Comment by jdthedisciple

10 hours ago

Just leaving this here

https://en.wikipedia.org/wiki/1953_Iranian_coup_d'%C3%A9tat

Whenever I see mentions of the protesters asking for the Sha to come back, I can't but to worry for the future of Iran even if the protests succeed.

Fun fact, the clergy was a crucial part of the coup, backed by CIA. The same people in power now, btw.

  • Fun fact, the same people who preach democracy to you all day,

    plotted and went about to oust one of the most democratically legitimate leaders of his country by night.

    Let that sink in for a moment.

    • I am almost sure that every single person who plotted the 1953 coup is dead. Maybe one of them survives somewhere aged 103 and no longer knowing their name.

      Should Macron be judged by what Napoleon III. (or for that matter, I.) did? Surely there is some kind of continuity between those French heads of state, they even fly the some colors and sit in the same palace.

      6 replies →

I never understood why some people get so fixated on one event in 1953, as if nothing else mattered after that.

Sure, it had a nontrivial effect. But it also happened in a time when Stalin and Churchill were still alive, there were 6 billion people fewer on the planet and the first antibiotics and transistors barely entered production. Korea was poorer than Ghana etc.

It is 2026, three generations have passed, and not everything can be explained and excused by a 1953 event forever. But it is convenient for autocracy advocates in general.

It reminds me of the worship of the Great Patriotic War in Russia. Again, as if nothing that happened later matters.

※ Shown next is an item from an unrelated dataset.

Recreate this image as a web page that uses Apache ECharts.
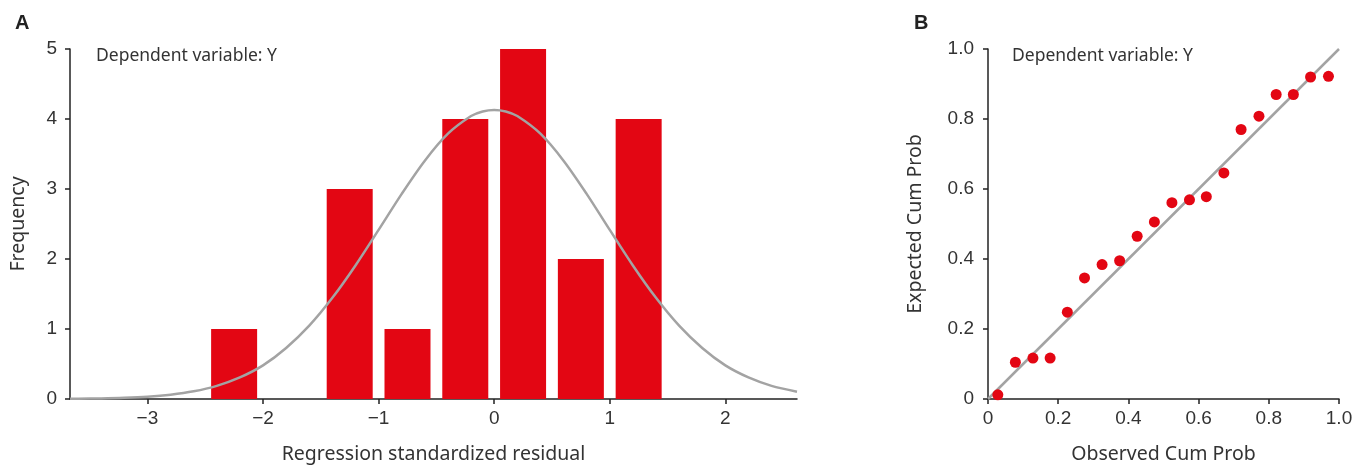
<!DOCTYPE html>
<html>
<head>
<meta charset="utf-8">
<script src="https://cdn.jsdelivr.net/npm/echarts@6/dist/echarts.min.js"></script>
<style>
html,body{margin:0;padding:0;background:#fff;}
#c{width:1367px;height:471px;}
</style>
</head>
<body>
<div id="c"></div>
<script>
// Panel A: histogram of regression standardized residuals
const binCenters = [-2.25, -1.75, -1.25, -0.75, -0.25, 0.25, 0.75, 1.25];
const frequencies = [1, 0, 3, 1, 4, 5, 2, 4];
// Fitted normal curve
const curveX = [-3.67, -3.6, -3.4, -3.2, -3.0, -2.8, -2.6, -2.4, -2.2, -2.0, -1.8, -1.6, -1.4, -1.2, -1.0, -0.8, -0.6, -0.4, -0.2, -0.1, 0.0, 0.1, 0.2, 0.4, 0.6, 0.8, 1.0, 1.2, 1.4, 1.6, 1.8, 2.0, 2.2, 2.4, 2.62];
const curveY = [0.003, 0.004, 0.008, 0.017, 0.033, 0.062, 0.110, 0.188, 0.308, 0.48, 0.728, 1.047, 1.445, 1.908, 2.416, 2.931, 3.405, 3.790, 4.042, 4.108, 4.13, 4.108, 4.042, 3.790, 3.405, 2.931, 2.416, 1.908, 1.445, 1.047, 0.728, 0.48, 0.308, 0.188, 0.105];
const histXTicks = [-3, -2, -1, 0, 1, 2];

// Panel B: normal P-P plot
const observedCum = [0.028, 0.078, 0.128, 0.177, 0.226, 0.275, 0.325, 0.375, 0.425, 0.474, 0.524, 0.574, 0.622, 0.672, 0.721, 0.772, 0.821, 0.870, 0.919, 0.970];
const expectedCum = [0.012, 0.105, 0.117, 0.117, 0.248, 0.346, 0.384, 0.395, 0.465, 0.506, 0.561, 0.569, 0.578, 0.646, 0.770, 0.808, 0.870, 0.870, 0.920, 0.922];
const refLineX = [0, 1];
const refLineY = [0, 1];

const RED = '#e30613';
const GRAY = '#a3a3a3';
const tickFont = {fontFamily: 'Liberation Sans', fontSize: 19, color: '#333'};
const nameFont = {fontFamily: 'Noto Sans', fontSize: 19.5, color: '#333'};
const axisLine = {show: true, onZero: false, lineStyle: {color: '#222', width: 1.5}};
const axisTick = {show: true, length: 5, lineStyle: {color: '#222', width: 1.5}};
const minus = v => String(v).replace('-', '\u2212');
const dec = v => v === 0 ? '0' : v.toFixed(1);

const chart = echarts.init(document.getElementById('c'), null, {renderer: 'canvas'});
chart.setOption({
  animation: false,
  backgroundColor: '#fff',
  title: [
    {text: 'A', left: 10, top: 8, textStyle: {fontFamily: 'Liberation Sans', fontWeight: 'bold', fontSize: 20, color: '#222'}},
    {text: 'B', left: 909, top: 8, textStyle: {fontFamily: 'Liberation Sans', fontWeight: 'bold', fontSize: 20, color: '#222'}}
  ],
  graphic: [
    {type: 'text', left: 96, top: 47, style: {text: 'Dependent variable: Y', fontFamily: 'Noto Sans', fontSize: 17.5, fill: '#333'}},
    {type: 'text', left: 1012, top: 47, style: {text: 'Dependent variable: Y', fontFamily: 'Noto Sans', fontSize: 17.5, fill: '#333'}}
  ],
  grid: [
    {left: 70, right: 570, top: 49, bottom: 72},
    {left: 988, right: 28, top: 49, bottom: 72}
  ],
  xAxis: [
    {
      type: 'value', gridIndex: 0, min: -3.67, max: 2.62,
      splitLine: {show: false}, axisLine: axisLine,
      axisTick: Object.assign({customValues: histXTicks}, axisTick),
      axisLabel: Object.assign({customValues: histXTicks, margin: 10, formatter: minus}, tickFont),
      name: 'Regression standardized residual', nameLocation: 'middle', nameGap: 45, nameTextStyle: nameFont
    },
    {
      type: 'value', gridIndex: 1, min: 0, max: 1, interval: 0.2,
      splitLine: {show: false}, axisLine: axisLine, axisTick: axisTick,
      axisLabel: Object.assign({margin: 10, formatter: dec}, tickFont),
      name: 'Observed Cum Prob', nameLocation: 'middle', nameGap: 45, nameTextStyle: nameFont
    }
  ],
  yAxis: [
    {
      type: 'value', gridIndex: 0, min: 0, max: 5, interval: 1,
      splitLine: {show: false}, axisLine: axisLine, axisTick: axisTick,
      axisLabel: Object.assign({margin: 13}, tickFont),
      name: 'Frequency', nameLocation: 'middle', nameGap: 42, nameTextStyle: nameFont
    },
    {
      type: 'value', gridIndex: 1, min: 0, max: 1, interval: 0.2,
      splitLine: {show: false}, axisLine: axisLine, axisTick: axisTick,
      axisLabel: Object.assign({margin: 14, formatter: dec}, tickFont),
      name: 'Expected Cum Prob', nameLocation: 'middle', nameGap: 63, nameTextStyle: nameFont
    }
  ],
  series: [
    {
      type: 'bar', xAxisIndex: 0, yAxisIndex: 0, barWidth: 46,
      itemStyle: {color: RED},
      data: binCenters.map((c, i) => [c, frequencies[i]]),
      z: 2
    },
    {
      type: 'line', xAxisIndex: 0, yAxisIndex: 0, smooth: 0.3, showSymbol: false,
      lineStyle: {color: GRAY, width: 2.5},
      data: curveX.map((x, i) => [x, curveY[i]]),
      z: 3
    },
    {
      type: 'line', xAxisIndex: 1, yAxisIndex: 1, showSymbol: false,
      lineStyle: {color: GRAY, width: 2.5},
      data: refLineX.map((x, i) => [x, refLineY[i]]),
      z: 2
    },
    {
      type: 'scatter', xAxisIndex: 1, yAxisIndex: 1, symbolSize: 11,
      itemStyle: {color: RED, opacity: 1},
      data: observedCum.map((x, i) => [x, expectedCum[i]]),
      z: 3
    }
  ]
});
</script>
</body>
</html>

  • The current Ayatollah bullshit cannot be explained without that coup d'état. People flocked to the religious zealots because the alternative was a Western satrap.

    • Sorta-kinda.

      It is a bit like explaining the Communist coup in Czechoslovakia (1948) by the Western betrayal at Munich in 1938. It was a factor. But not The Factor. Just one of many.

      In case of Iran, there, too, were other factors at play. The general drive of the Shah to be the Iranian Atatürk-like Modernizer, which clashed with the conservative rural population. The abilities of Khomeini, who pursued his goal of overthrowing the monarchy with absolute zeal. (Would Turkey be nowadays a modern state if Atatürk himself faced a similar opponent?) Willingness of France to shelter Khomeini and willingness of some Western intellectuals to fawn over him. Naivete of the Iranian Left that joined Khomeinis movement and hoped to come up on top, only to eventually get slaughtered for being "enemies of God".

      Etc.etc. It is somewhat intellectually lazy to just drag out Mossadegh and leave the conversation, like GP did. It also masks other unpleasant facts.

      For example, in my opinion, the Western intellectual class of the 1970s made a serious mistake by supporting Khomeini and cannot even bring itself to acknowledge it. I think this was at least as consequential to the eventual birth of the Islamic Republic as the Mossadegh coup. But the more people talk about the latter, the more they tend to forget about the former.

  • It's the nature of fascist countries to be fixated on the past

    timothy snyder describes it as the "politics of eternity"

    • People in general tend to be nostalgic, but yeah, a specific sort of politician will use it for their own purpose.